** JOB **
Records follow. Select each line holding "this".

++++ RECORDS SHOWN

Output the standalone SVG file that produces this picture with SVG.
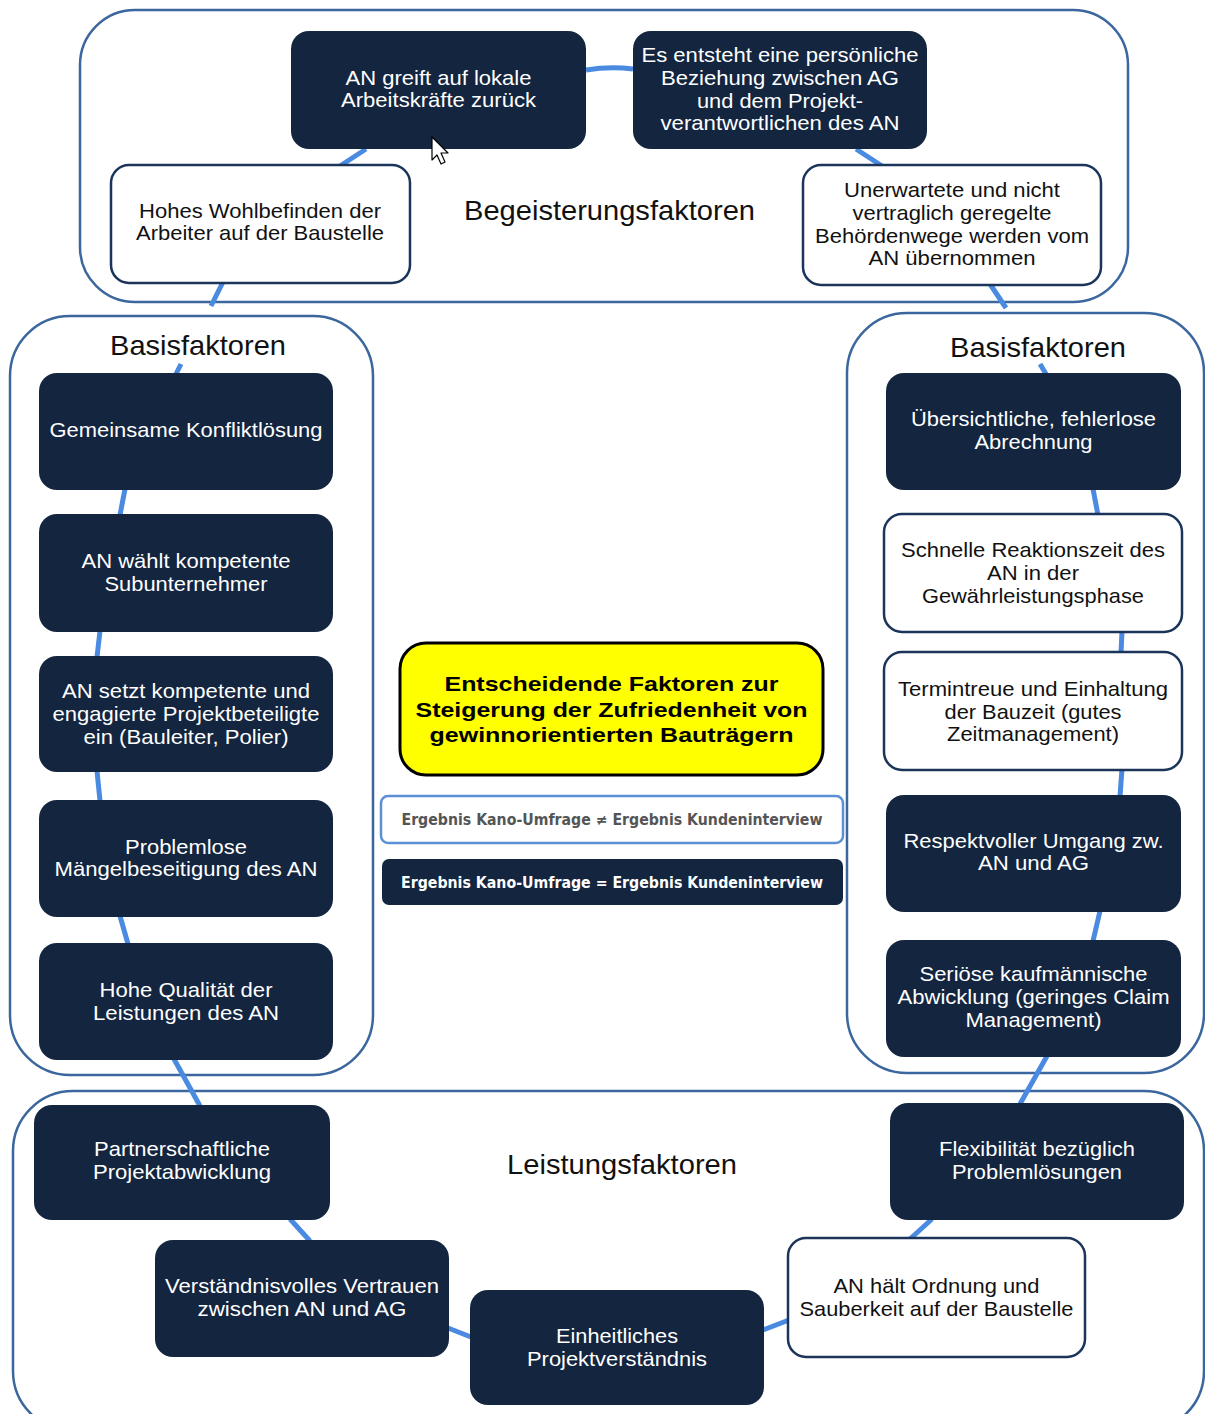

++++++++
++++ RECORDS SHOWN

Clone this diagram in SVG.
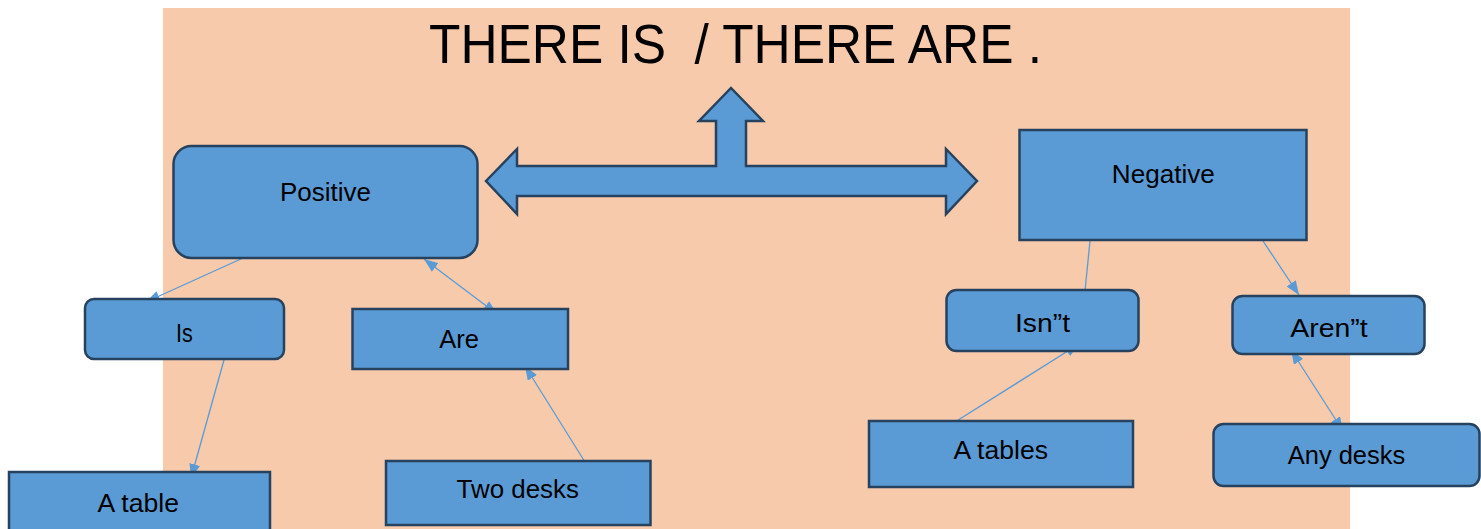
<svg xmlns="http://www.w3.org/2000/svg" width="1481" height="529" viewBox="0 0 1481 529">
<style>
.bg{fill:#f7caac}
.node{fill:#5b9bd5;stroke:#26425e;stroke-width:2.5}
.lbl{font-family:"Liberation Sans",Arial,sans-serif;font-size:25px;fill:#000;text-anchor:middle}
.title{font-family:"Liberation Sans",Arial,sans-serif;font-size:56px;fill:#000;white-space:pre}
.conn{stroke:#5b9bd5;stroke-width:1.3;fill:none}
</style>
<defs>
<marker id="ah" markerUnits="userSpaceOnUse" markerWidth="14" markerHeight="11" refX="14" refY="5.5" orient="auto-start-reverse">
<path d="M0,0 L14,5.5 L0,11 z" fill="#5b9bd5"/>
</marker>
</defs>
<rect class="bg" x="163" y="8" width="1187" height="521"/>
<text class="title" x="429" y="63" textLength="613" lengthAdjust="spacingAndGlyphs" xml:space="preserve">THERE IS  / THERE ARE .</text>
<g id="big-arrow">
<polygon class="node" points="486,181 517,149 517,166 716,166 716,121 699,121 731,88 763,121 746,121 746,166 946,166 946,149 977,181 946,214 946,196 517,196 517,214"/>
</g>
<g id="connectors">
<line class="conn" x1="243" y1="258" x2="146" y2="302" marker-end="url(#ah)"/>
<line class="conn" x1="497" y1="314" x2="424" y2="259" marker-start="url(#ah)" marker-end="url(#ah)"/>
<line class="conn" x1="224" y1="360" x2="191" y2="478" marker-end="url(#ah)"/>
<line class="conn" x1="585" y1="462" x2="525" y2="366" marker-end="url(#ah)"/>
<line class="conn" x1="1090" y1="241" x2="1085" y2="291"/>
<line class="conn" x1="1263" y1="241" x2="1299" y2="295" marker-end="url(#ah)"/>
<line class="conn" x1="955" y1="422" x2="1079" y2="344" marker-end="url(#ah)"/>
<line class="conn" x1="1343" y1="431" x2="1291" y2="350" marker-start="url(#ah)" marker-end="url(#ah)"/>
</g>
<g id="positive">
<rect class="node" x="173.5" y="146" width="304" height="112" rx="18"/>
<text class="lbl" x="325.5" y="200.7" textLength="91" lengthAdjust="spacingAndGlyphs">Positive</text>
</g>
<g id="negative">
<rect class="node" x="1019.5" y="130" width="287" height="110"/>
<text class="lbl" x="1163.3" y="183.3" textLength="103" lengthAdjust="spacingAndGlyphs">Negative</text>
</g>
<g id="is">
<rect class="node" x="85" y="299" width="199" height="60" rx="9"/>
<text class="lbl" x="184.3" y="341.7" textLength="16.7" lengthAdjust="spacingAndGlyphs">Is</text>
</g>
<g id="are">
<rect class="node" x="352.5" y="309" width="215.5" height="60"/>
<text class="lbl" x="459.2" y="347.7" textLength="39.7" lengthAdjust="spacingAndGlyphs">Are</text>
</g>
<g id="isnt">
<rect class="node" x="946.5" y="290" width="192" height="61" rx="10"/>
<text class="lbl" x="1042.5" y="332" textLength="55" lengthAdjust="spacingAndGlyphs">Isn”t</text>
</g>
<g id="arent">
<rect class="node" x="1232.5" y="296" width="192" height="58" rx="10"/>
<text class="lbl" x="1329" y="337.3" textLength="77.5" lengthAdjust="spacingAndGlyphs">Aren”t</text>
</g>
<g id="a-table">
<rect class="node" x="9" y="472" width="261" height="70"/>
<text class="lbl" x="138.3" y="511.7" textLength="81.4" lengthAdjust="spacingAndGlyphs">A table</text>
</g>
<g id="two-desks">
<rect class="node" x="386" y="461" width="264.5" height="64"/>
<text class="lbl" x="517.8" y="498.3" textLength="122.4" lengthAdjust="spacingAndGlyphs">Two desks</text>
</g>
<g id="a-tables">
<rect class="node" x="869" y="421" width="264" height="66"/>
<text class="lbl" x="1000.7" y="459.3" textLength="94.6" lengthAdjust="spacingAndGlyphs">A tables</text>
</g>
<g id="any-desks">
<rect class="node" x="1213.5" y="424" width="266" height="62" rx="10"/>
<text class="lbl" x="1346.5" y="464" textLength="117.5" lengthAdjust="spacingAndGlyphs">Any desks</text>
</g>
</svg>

++++++++

** WRITTEN ANSWER **
Output the standalone SVG file that produces this picture with SVG.
Clone this diagram in SVG.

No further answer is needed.